Fenner had been a foreign correspondent until his rather unpleasant divorce. He had discovered that his wife was a Soviet agent and that she had been using him for her own political purposes. So Fenner is not entirely a stranger to the world of international intrigue.

Fenner’s trip to Paris was also not quite as innocent as he had believed. His boss, the publisher of The Chronicle, had asked him to interview a French professor of Moral Philosophy. The professor had been involved with the Resistance during the war and now runs a kind of private intelligence-gathering network. And he has stumbled onto a vast communist plot involving the assassination of a major world leader and an attempt to use this assassination to discredit the US and to sow dissension between the US and its European allies.

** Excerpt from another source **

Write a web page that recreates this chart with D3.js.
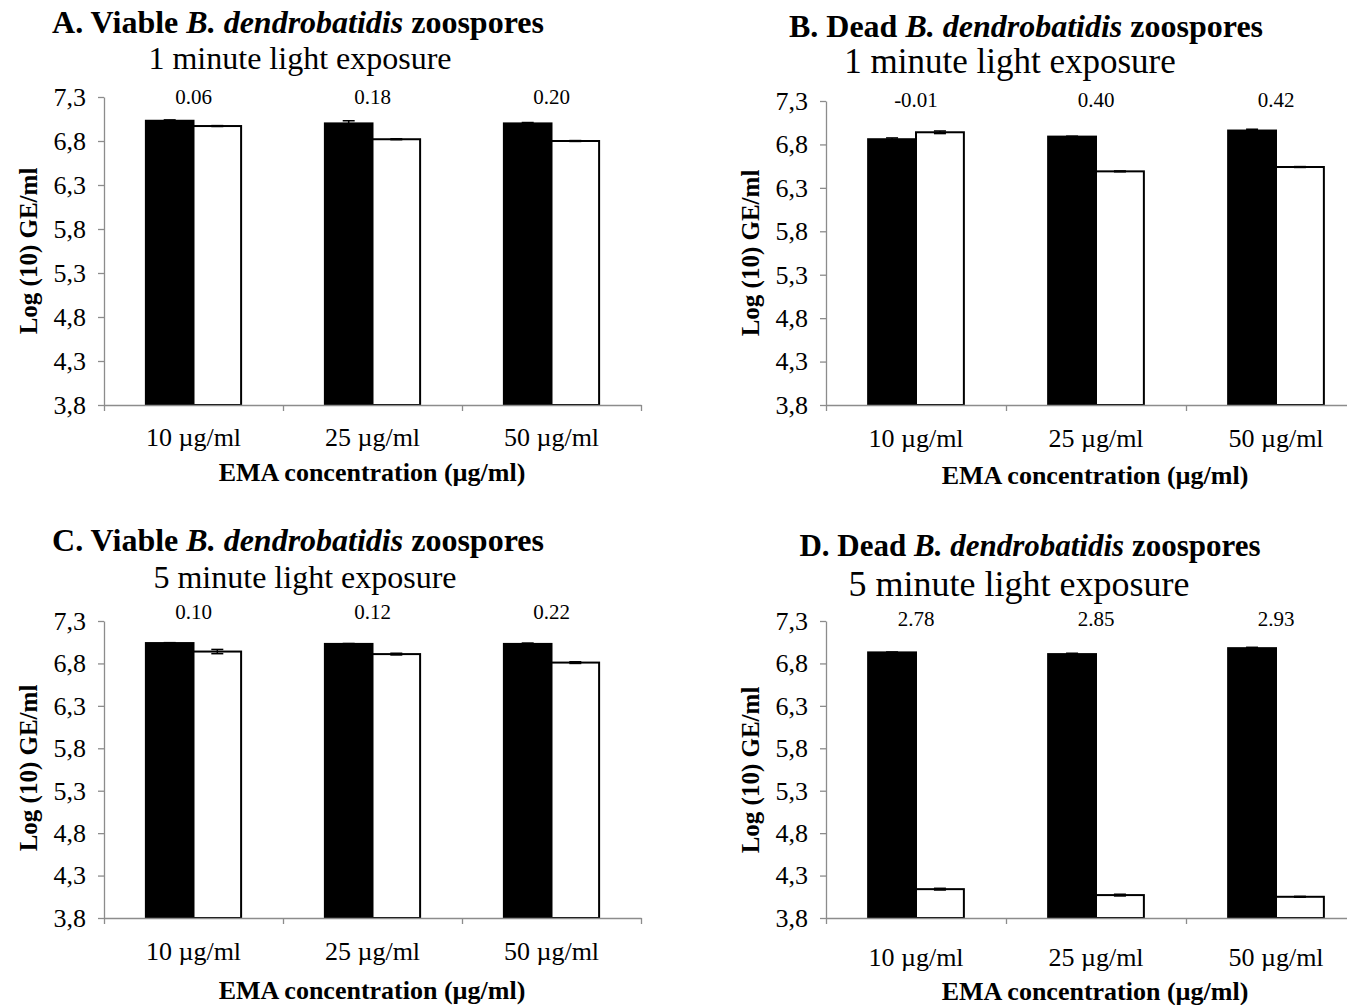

These three plot strands - the interview with the French professor, Fenner’s divorce and the mix-up with the coat - will gradually be drawn together in Venice. 

MacInnes was known for her skillful use of exotic locations and that skill is very much to the fore in this novel.

If there’s a weakness to this story it’s a slightly excessive reliance on coincidence. Fortunately it’s not a serious flaw and MacInnes’s intricate plotting is generally effective. 

Betrayal is very much the theme in this novel. Espionage is not just an amusing pastime for bored theatre critics, it’s a vicious world of treason, personal treachery and deception. The world of espionage is a dangerous and unpleasant world but Bill Fenner is also very much aware that there are vital interests at stake and there is a very real moral dimension.  MacInnes was not one of those spy writers who saw espionage as a contest between two equally corrupt sides. There is good and evil, right and wrong, and evil does not go away if you try to ignore it.

MacInnes lacks the corrosive pessimism and cynicism of a le Carré or a Deighton, or even an Ambler. In spite of this (or possibly because of it) her popularity reached new heights in the 1960s. The Venetian Affair is a fine example of the realistic spy novel, and it’s thoroughly entertaining. Highly recommended.

1 comment:

  1. I read this when it first appeared in paperback, and I remember enjoying it quite a bit. I then read some of MacInnes' earlier books with equal pleasure.